Multiple calls to __tls_get_addr in the same function
The following code calls __tls_get_addr multiple times instead of once:
int x;
int y;
void foo() {
x = 1;
y = 2;
}
This is the generated asm:
void example.foo():
push rax
data16
lea rdi, [rip + int example.x@TLSGD]
data16
data16
rex64
call __tls_get_addr@PLT
mov dword ptr [rax], 1
data16
lea rdi, [rip + int example.y@TLSGD]
data16
data16
rex64
call __tls_get_addr@PLT
mov dword ptr [rax], 2
pop rax
ret
https://godbolt.org/z/orx4eG7G1
Using -fthread-model=local-exec produces the same asm as clang by default:
void example.foo():
mov dword ptr fs:[int example.x@TPOFF], 1
mov dword ptr fs:[int example.y@TPOFF], 2
ret
No idea as to whether our default is sane, but TLS variables are way more common in D than in C++.
Clang emits the globals as dso_local in IR, something we don't (but https://github.com/ldc-developers/ldc/pull/3713 would probably have done).
If I'm reading the definitions correctly, I believe globals should be dso_local by default for dynamic libraries unless marked as weak - just like clang.
This should reduce the amount of calls to __tls_get_addr.
Using
-fthread-model=local-execproduces the same asm as clang by default:void example.foo(): mov dword ptr fs:[int example.x@TPOFF], 1 mov dword ptr fs:[int example.y@TPOFF], 2 retNo idea as to whether our default is sane, but TLS variables are way more common in D than in C++.

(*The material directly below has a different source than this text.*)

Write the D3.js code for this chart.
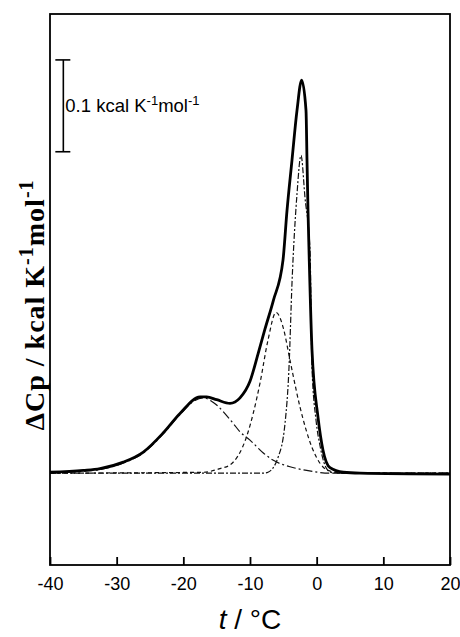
<!DOCTYPE html>
<html>
<head>
<meta charset="utf-8">
<script src="https://cdn.jsdelivr.net/npm/d3@7"></script>
<style>
  body { margin: 0; background: #fff; }
  svg { display: block; }
</style>
</head>
<body>
<svg id="chart" width="460" height="637"></svg>
<script>
// total DSC curve (solid)
var totalT = [-40, -35, -32.5, -29, -26, -23, -20.5, -17.5, -16.5, -15, -13, -11.5, -10, -8.75, -7.75, -6.5, -5.05, -4.45, -3.7, -2.95, -2.25, -1.6, -1.45, -1.3, -1.15, -0.7, 0.2, 0.95, 2, 4, 6.5, 20];
var totalCp = [0.001, 0.003, 0.005, 0.012, 0.023, 0.044, 0.065, 0.083, 0.083, 0.080, 0.076, 0.082, 0.100, 0.131, 0.157, 0.188, 0.232, 0.286, 0.341, 0.395, 0.428, 0.395, 0.341, 0.286, 0.243, 0.134, 0.061, 0.025, 0.006, 0.001, 0, -0.001];

// deconvoluted components
var peak1T = [-40, -35, -32.5, -29, -26, -23, -20.5, -18.5, -17, -15.5, -12.5, -11.5, -10, -8, -6.5, -4, -1.5, 2, 20];
var peak1Cp = [0, 0.002, 0.004, 0.011, 0.022, 0.043, 0.064, 0.078, 0.082, 0.077, 0.054, 0.045, 0.036, 0.022, 0.014, 0.007, 0.003, 0, 0];

var peak2T = [-40, -17, -14.5, -13, -10.5, -8.5, -7.3, -6.1, -5, -4, -2.5, -0.7, 1.7, 4, 20];
var peak2Cp = [0, 0.001, 0.005, 0.009, 0.040, 0.098, 0.145, 0.175, 0.158, 0.123, 0.072, 0.028, 0.003, 0, 0];

var peak3T = [-40, -8, -7.3, -5.8, -4.75, -4.15, -3.7, -2.95, -2.35, -1.75, -1.0, -0.7, -0.1, 0.5, 1.7, 2.75, 20];
var peak3Cp = [0, 0, 0.001, 0.017, 0.054, 0.115, 0.207, 0.304, 0.346, 0.30, 0.243, 0.115, 0.058, 0.03, 0.003, 0, 0];

var xTicks = [-40, -30, -20, -10, 0, 10, 20];

var svg = d3.select('#chart');
var margin = {left: 50, right: 10, top: 14, bottom: 72};
var W = 460, H = 637;

var x = d3.scaleLinear().domain([-40, 20]).range([margin.left, W - margin.right]);
var y = d3.scaleLinear().domain([-0.1, 0.5]).range([H - margin.bottom, margin.top]);

function zip(ts, vs) {
  return ts.map(function(t, i) { return [t, vs[i]]; });
}

var line = d3.line()
  .x(function(d) { return x(d[0]); })
  .y(function(d) { return y(d[1]); })
  .curve(d3.curveMonotoneX);

// components
var comps = [
  {data: zip(peak1T, peak1Cp), dash: '9,3,2,3'},
  {data: zip(peak2T, peak2Cp), dash: '4,3'},
  {data: zip(peak3T, peak3Cp), dash: '6,2,2,2'}
];
svg.selectAll('path.comp').data(comps).enter().append('path')
  .attr('class', 'comp')
  .attr('d', function(d) { return line(d.data); })
  .attr('fill', 'none')
  .attr('stroke', '#111')
  .attr('stroke-width', 1.2)
  .attr('stroke-dasharray', function(d) { return d.dash; });

svg.append('path')
  .attr('d', line(zip(totalT, totalCp)))
  .attr('fill', 'none')
  .attr('stroke', '#000')
  .attr('stroke-width', 2.8)
  .attr('stroke-linejoin', 'round');

// frame
svg.append('rect')
  .attr('x', x(-40)).attr('y', y(0.5))
  .attr('width', x(20) - x(-40)).attr('height', y(-0.1) - y(0.5))
  .attr('fill', 'none').attr('stroke', '#000').attr('stroke-width', 1.8);

// bottom axis, ticks pointing inward
var xAxis = d3.axisBottom(x).tickValues(xTicks).tickSizeInner(-8).tickSizeOuter(0)
  .tickFormat(function(d) { return d; });
var gx = svg.append('g').attr('transform', 'translate(0,' + y(-0.1) + ')').call(xAxis);
gx.select('.domain').remove();
gx.selectAll('.tick line').attr('stroke', '#000').attr('stroke-width', 1.8);
gx.selectAll('.tick text')
  .attr('y', 25)
  .attr('dy', 0)
  .attr('font-family', 'Liberation Sans, Arial, sans-serif')
  .attr('font-size', 18)
  .attr('fill', '#000')
  .text(function(d) { return String(d).replace('\u2212', '-'); });

// scale bar 0.1 kcal
var barT = -38, barLo = 0.35, barHi = 0.45;
var bar = svg.append('g').attr('stroke', '#000').attr('stroke-width', 1.6);
bar.append('line').attr('x1', x(barT)).attr('x2', x(barT)).attr('y1', y(barLo)).attr('y2', y(barHi));
bar.append('line').attr('x1', x(barT) - 8).attr('x2', x(barT) + 7).attr('y1', y(barLo)).attr('y2', y(barLo));
bar.append('line').attr('x1', x(barT) - 8).attr('x2', x(barT) + 7).attr('y1', y(barHi)).attr('y2', y(barHi));

var barLabel = svg.append('text')
  .attr('x', x(barT) + 2).attr('y', y((barLo + barHi) / 2) + 6)
  .attr('font-family', 'Liberation Sans, Arial, sans-serif')
  .attr('font-size', 18.5).attr('fill', '#000');
barLabel.append('tspan').text('0.1 kcal K');
barLabel.append('tspan').attr('dy', -7).attr('font-size', 13).text('-1');
barLabel.append('tspan').attr('dy', 7).text('mol');
barLabel.append('tspan').attr('dy', -7).attr('font-size', 13).text('-1');

// x title
var xt = svg.append('text')
  .attr('x', x(-10)).attr('y', 629)
  .attr('text-anchor', 'middle')
  .attr('font-family', 'Liberation Sans, Arial, sans-serif')
  .attr('font-size', 28).attr('fill', '#000');
xt.append('tspan').attr('font-style', 'italic').text('t');
xt.append('tspan').text(' / \u00B0C');

// y title
var yt = svg.append('text')
  .attr('transform', 'translate(44,305) rotate(-90)')
  .attr('text-anchor', 'middle')
  .attr('font-family', 'Liberation Serif, Times New Roman, serif')
  .attr('font-weight', 'bold')
  .attr('letter-spacing', 1)
  .attr('font-size', 28).attr('fill', '#000');
yt.append('tspan').text('\u0394Cp / kcal K');
yt.append('tspan').attr('dy', -11).attr('font-size', 20).text('-1');
yt.append('tspan').attr('dy', 11).text('mol');
yt.append('tspan').attr('dy', -11).attr('font-size', 20).text('-1');
</script>
</body>
</html>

I'd have thought that the PIC flag would be a better gate for determining which should be the default (GDC does initial-exec without, and global-dynamic with -fPIC).
Memoization of TLS reads could spell out trouble though, and it has caused trouble with shared Fibers. Which having a quick look, both ldc and gdc do some level of mitigating against.
A further note, given that backend optimization passes such as CSE tend not to consider thread locals, it is better to err on the side of caution.